Task goal
In the data, extract each line that holds the string "page".
----------
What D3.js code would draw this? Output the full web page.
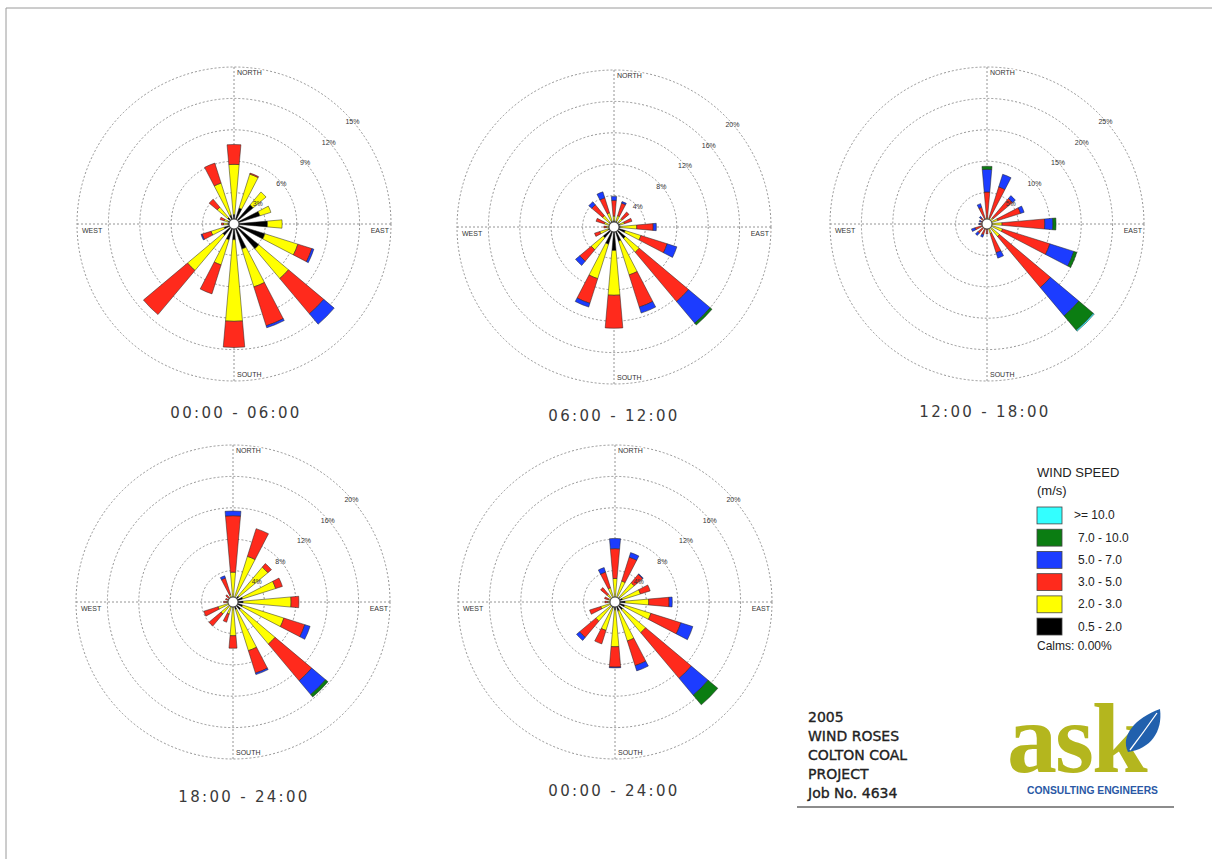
<!DOCTYPE html>
<html>
<head>
<meta charset="utf-8">
<script src="https://cdn.jsdelivr.net/npm/d3@7"></script>
<style>
  body { margin: 0; background: #fff; }
  svg { display: block; }
</style>
</head>
<body>
<div id="chart"></div>
<script>
// 16 compass sectors, clockwise from north
var directions = ["N","NNE","NE","ENE","E","ESE","SE","SSE","S","SSW","SW","WSW","W","WNW","NW","NNW"];

// speed classes, low to high
var speedClasses = ["0.5 - 2.0", "2.0 - 3.0", "3.0 - 5.0", "5.0 - 7.0", "7.0 - 10.0", ">= 10.0"];
var speedColors = ["#000000", "#ffff00", "#ff2a1c", "#1c3cff", "#0b7d12", "#33ffff"];

var periods = ["00:00 - 06:00", "06:00 - 12:00", "12:00 - 18:00", "18:00 - 24:00", "00:00 - 24:00"];
var ringTicks = [
  [3, 6, 9, 12, 15],
  [4, 8, 12, 16, 20],
  [5, 10, 15, 20, 25],
  [4, 8, 12, 16, 20],
  [4, 8, 12, 16, 20]
];

// frequency (%) per direction, one value per speed class (low -> high)
var rose0006 = [
  [0.9, 4.8, 1.9, 0.0, 0, 0],
  [1.6, 3.4, 0.1, 0.0, 0, 0],
  [2.4, 1.6, 0.0, 0.0, 0, 0],
  [2.6, 1.1, 0.0, 0.0, 0, 0],
  [3.2, 1.4, 0.0, 0.0, 0, 0],
  [3.1, 3.3, 1.4, 0.2, 0, 0],
  [3.1, 3.7, 4.4, 1.3, 0, 0],
  [2.5, 3.8, 3.9, 0.2, 0, 0],
  [1.5, 7.8, 2.5, 0.0, 0, 0],
  [1.6, 2.5, 2.9, 0.0, 0, 0],
  [1.4, 4.4, 5.5, 0.0, 0, 0],
  [1.0, 1.3, 0.9, 0.1, 0, 0],
  [0.6, 0.4, 0.2, 0.0, 0, 0],
  [0.6, 0.4, 0.4, 0.0, 0, 0],
  [0.8, 1.3, 1.0, 0.0, 0, 0],
  [0.9, 3.2, 2.0, 0.0, 0, 0]
];
var rose0612 = [
  [0.8, 0.6, 2.0, 0.5, 0, 0],
  [0.8, 0.7, 1.7, 0.2, 0, 0],
  [0.8, 0.6, 1.1, 0.0, 0, 0],
  [0.8, 0.6, 1.0, 0.0, 0, 0],
  [0.8, 2.1, 2.1, 0.4, 0, 0],
  [1.5, 2.1, 3.5, 1.3, 0, 0],
  [1.9, 2.3, 8.2, 3.6, 0.3, 0],
  [1.9, 4.5, 4.3, 0.8, 0, 0],
  [3.0, 5.7, 4.2, 0.0, 0, 0],
  [2.3, 4.6, 3.3, 0.5, 0, 0],
  [1.8, 2.0, 1.9, 0.7, 0, 0],
  [0.8, 1.1, 0.7, 0.0, 0, 0],
  [0.6, 0.4, 0.3, 0.0, 0, 0],
  [0.6, 0.7, 1.1, 0.0, 0, 0],
  [0.8, 1.1, 1.8, 0.5, 0, 0],
  [0.8, 1.1, 2.0, 0.8, 0, 0]
];
var rose1218 = [
  [0.3, 0.7, 4.1, 3.6, 0.5, 0],
  [0.3, 0.7, 5.2, 2.1, 0.0, 0],
  [0.3, 1.0, 4.0, 0.6, 0.0, 0],
  [0.3, 1.5, 3.8, 0.6, 0.0, 0],
  [0.3, 2.1, 6.8, 1.3, 0.5, 0],
  [0.3, 2.3, 7.9, 4.0, 0.5, 0],
  [0.3, 2.3, 10.6, 5.9, 3.0, 0.2],
  [0.3, 1.3, 3.2, 0.9, 0.0, 0],
  [0.3, 0.5, 0.8, 0.0, 0.0, 0],
  [0.3, 0.5, 1.0, 0.4, 0.0, 0],
  [0.3, 0.5, 1.1, 0.5, 0.0, 0],
  [0.3, 0.5, 1.2, 0.6, 0.0, 0],
  [0.3, 0.3, 0.5, 0.2, 0.0, 0],
  [0.3, 0.3, 0.4, 0.3, 0.0, 0],
  [0.3, 0.4, 0.6, 0.3, 0.0, 0],
  [0.3, 0.5, 2.0, 0.6, 0.0, 0]
];
var rose1824 = [
  [0.4, 3.4, 7.2, 0.6, 0, 0],
  [0.6, 5.5, 3.7, 0.0, 0, 0],
  [1.0, 4.8, 0.6, 0.0, 0, 0],
  [1.3, 4.4, 0.9, 0.0, 0, 0],
  [1.3, 6.1, 1.0, 0.0, 0, 0],
  [1.3, 5.5, 2.8, 0.7, 0, 0],
  [1.3, 5.7, 6.1, 2.3, 0.4, 0],
  [1.0, 5.5, 3.0, 0.2, 0, 0],
  [0.6, 3.7, 1.6, 0.0, 0, 0],
  [0.4, 1.2, 1.1, 0.0, 0, 0],
  [0.4, 1.6, 2.0, 0.0, 0, 0],
  [0.4, 1.6, 1.9, 0.0, 0, 0],
  [0.3, 0.5, 0.4, 0.0, 0, 0],
  [0.3, 0.3, 0.4, 0.0, 0, 0],
  [0.3, 0.4, 0.5, 0.0, 0, 0],
  [0.3, 0.7, 2.2, 0.3, 0, 0]
];
var rose0024 = [
  [0.5, 2.5, 3.8, 1.3, 0, 0],
  [0.6, 2.2, 3.2, 0.6, 0, 0],
  [0.8, 2.4, 1.4, 0.1, 0, 0],
  [1.0, 2.4, 1.3, 0.0, 0, 0],
  [1.3, 3.0, 2.6, 0.4, 0, 0],
  [1.3, 3.5, 4.0, 1.6, 0, 0],
  [1.3, 3.8, 7.6, 2.8, 1.6, 0],
  [1.2, 4.0, 3.3, 0.7, 0, 0],
  [1.0, 4.7, 2.6, 0.1, 0, 0],
  [0.8, 3.0, 1.8, 0.0, 0, 0],
  [0.7, 2.5, 2.7, 0.5, 0, 0],
  [0.5, 1.4, 1.5, 0.0, 0, 0],
  [0.4, 0.5, 0.4, 0.0, 0, 0],
  [0.4, 0.5, 0.5, 0.0, 0, 0],
  [0.5, 0.8, 1.1, 0.0, 0, 0],
  [0.5, 1.4, 2.1, 0.6, 0, 0]
];
var roses = [rose0006, rose0612, rose1218, rose1824, rose0024];

var titleLines = ["2005", "WIND ROSES", "COLTON COAL", "PROJECT", "Job No. 4634"];
var calms = "Calms: 0.00%";

// layout
var width = 1212, height = 859;
var R = 157;
var centers = [[234, 224], [614, 227], [987, 224], [233, 602], [615, 602]];
var titlePos = [[236, 418], [614, 421], [985, 417], [244, 802], [614, 796]];

var svg = d3.select("#chart").append("svg")
    .attr("width", width)
    .attr("height", height)
    .style("font-family", "'Liberation Sans', Arial, sans-serif");

svg.append("rect").attr("width", width).attr("height", height).attr("fill", "#fff");

// page frame (top + left edge)
svg.append("path")
    .attr("d", "M6," + height + "V8H" + width)
    .attr("fill", "none")
    .attr("stroke", "#9a9a9a")
    .attr("stroke-width", 1);

var stack = d3.stack().keys(d3.range(speedClasses.length));
var sector = 2 * Math.PI / directions.length;
var halfW = 5 * Math.PI / 180;

roses.forEach(function(rose, ri) {
    var r = d3.scaleLinear().domain([0, d3.max(ringTicks[ri])]).range([0, R]);
    var g = svg.append("g")
        .attr("transform", "translate(" + centers[ri][0] + "," + centers[ri][1] + ")");

    // grid rings
    g.selectAll("circle.ring")
        .data(ringTicks[ri])
        .enter().append("circle")
        .attr("class", "ring")
        .attr("r", function(d) { return r(d); })
        .attr("fill", "none")
        .attr("stroke", "#7a7a7a")
        .attr("stroke-width", 0.8)
        .attr("stroke-dasharray", "2,2");

    // cross hairs
    g.append("path")
        .attr("d", "M" + (-R) + ",0H" + R + "M0," + (-R) + "V" + R)
        .attr("stroke", "#7a7a7a")
        .attr("stroke-width", 0.8)
        .attr("stroke-dasharray", "2,2");

    // stacked petals
    var rows = rose.map(function(v, i) {
        var o = { i: i };
        v.forEach(function(x, k) { o[k] = x; });
        return o;
    });
    var series = stack(rows);

    var arc = d3.arc()
        .innerRadius(function(d) { return r(d[0]); })
        .outerRadius(function(d) { return r(d[1]); })
        .startAngle(function(d) { return d.data.i * sector - halfW; })
        .endAngle(function(d) { return d.data.i * sector + halfW; });

    g.selectAll("g.speed")
        .data(series)
        .enter().append("g")
        .attr("class", "speed")
        .attr("fill", function(s) { return speedColors[s.key]; })
        .selectAll("path")
        .data(function(s) { return s.filter(function(d) { return d[1] - d[0] > 0; }); })
        .enter().append("path")
        .attr("d", arc)
        .attr("stroke", "#222")
        .attr("stroke-width", 0.5);

    // calm circle
    g.append("circle")
        .attr("r", 5)
        .attr("fill", "#fff")
        .attr("stroke", "#222")
        .attr("stroke-width", 0.8);

    // ring labels
    var la = 49 * Math.PI / 180;
    g.selectAll("text.tick")
        .data(ringTicks[ri])
        .enter().append("text")
        .attr("class", "tick")
        .attr("x", function(d) { return r(d) * Math.sin(la); })
        .attr("y", function(d) { return -r(d) * Math.cos(la) + 3; })
        .attr("text-anchor", "middle")
        .attr("font-size", 7)
        .attr("fill", "#333")
        .text(function(d) { return d + "%"; });

    // compass labels
    var compass = [
        { t: "NORTH", x: 3, y: -149, a: "start" },
        { t: "SOUTH", x: 3, y: 153, a: "start" },
        { t: "WEST", x: -152, y: 9, a: "start" },
        { t: "EAST", x: 155, y: 9, a: "end" }
    ];
    g.selectAll("text.dir")
        .data(compass)
        .enter().append("text")
        .attr("class", "dir")
        .attr("x", function(d) { return d.x; })
        .attr("y", function(d) { return d.y; })
        .attr("text-anchor", function(d) { return d.a; })
        .attr("font-size", 7)
        .attr("fill", "#333")
        .style("paint-order", "stroke")
        .attr("stroke", "#fff")
        .attr("stroke-width", 2)
        .text(function(d) { return d.t; });

    // period title
    svg.append("text")
        .attr("x", titlePos[ri][0])
        .attr("y", titlePos[ri][1])
        .attr("text-anchor", "middle")
        .attr("font-family", "'DejaVu Sans', Verdana, sans-serif")
        .attr("font-size", 15)
        .attr("letter-spacing", 2.3)
        .attr("fill", "#3a3a3a")
        .text(periods[ri]);
});

// legend
var legend = svg.append("g").attr("transform", "translate(1037,0)");
legend.append("text").attr("x", 0).attr("y", 477).attr("font-size", 13).attr("fill", "#222").text("WIND SPEED");
legend.append("text").attr("x", 0).attr("y", 495).attr("font-size", 13).attr("fill", "#222").text("(m/s)");

var legendOrder = d3.range(speedClasses.length).reverse();
var ly = d3.scaleBand().domain(legendOrder).range([507, 635]).paddingInner(0.24);

legend.selectAll("rect.key")
    .data(legendOrder)
    .enter().append("rect")
    .attr("class", "key")
    .attr("x", 0)
    .attr("y", function(k) { return ly(k); })
    .attr("width", 25)
    .attr("height", ly.bandwidth())
    .attr("fill", function(k) { return speedColors[k]; })
    .attr("stroke", "#444")
    .attr("stroke-width", 0.8);

legend.selectAll("text.key")
    .data(legendOrder)
    .enter().append("text")
    .attr("class", "key")
    .attr("x", function(k) { return k === 5 ? 37 : 41; })
    .attr("y", function(k) { return ly(k) + ly.bandwidth() / 2 + 4; })
    .attr("font-size", 12)
    .attr("fill", "#222")
    .text(function(k) { return speedClasses[k]; });

legend.append("text").attr("x", 0).attr("y", 650).attr("font-size", 12).attr("fill", "#222").text(calms);

// title block
svg.selectAll("text.title")
    .data(titleLines)
    .enter().append("text")
    .attr("class", "title")
    .attr("x", 808)
    .attr("y", function(d, i) { return 722 + i * 19; })
    .attr("font-family", "'DejaVu Sans', Verdana, sans-serif")
    .attr("font-size", 14)
    .attr("fill", "#222")
    .attr("stroke", "#222")
    .attr("stroke-width", 0.35)
    .text(function(d) { return d; });

svg.append("rect")
    .attr("x", 797).attr("y", 806).attr("width", 377).attr("height", 2)
    .attr("fill", "#8c8c8c");

// logo
var logo = svg.append("g");
logo.append("text")
    .attr("x", 1007).attr("y", 772)
    .attr("font-family", "'Liberation Serif', 'DejaVu Serif', serif")
    .attr("font-size", 100)
    .attr("font-weight", "bold")
    .attr("letter-spacing", -2)
    .attr("fill", "#b4b61e")
    .text("ask");
logo.append("path")
    .attr("d", "M1128,752C1120,736 1135,718 1160,709C1163,732 1150,749 1128,752Z")
    .attr("fill", "#2160ad");
logo.append("path")
    .attr("d", "M1130,750Q1143,733 1157,713")
    .attr("fill", "none")
    .attr("stroke", "#fff")
    .attr("stroke-width", 1.3);
logo.append("text")
    .attr("x", 1027).attr("y", 794)
    .attr("font-size", 10)
    .attr("font-weight", "bold")
    .attr("fill", "#2a58a5")
    .attr("textLength", 131)
    .attr("lengthAdjust", "spacingAndGlyphs")
    .text("CONSULTING ENGINEERS");
</script>
</body>
</html>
----------
The reply
What D3.js code would draw this? Output the full web page.
// page frame (top + left edge)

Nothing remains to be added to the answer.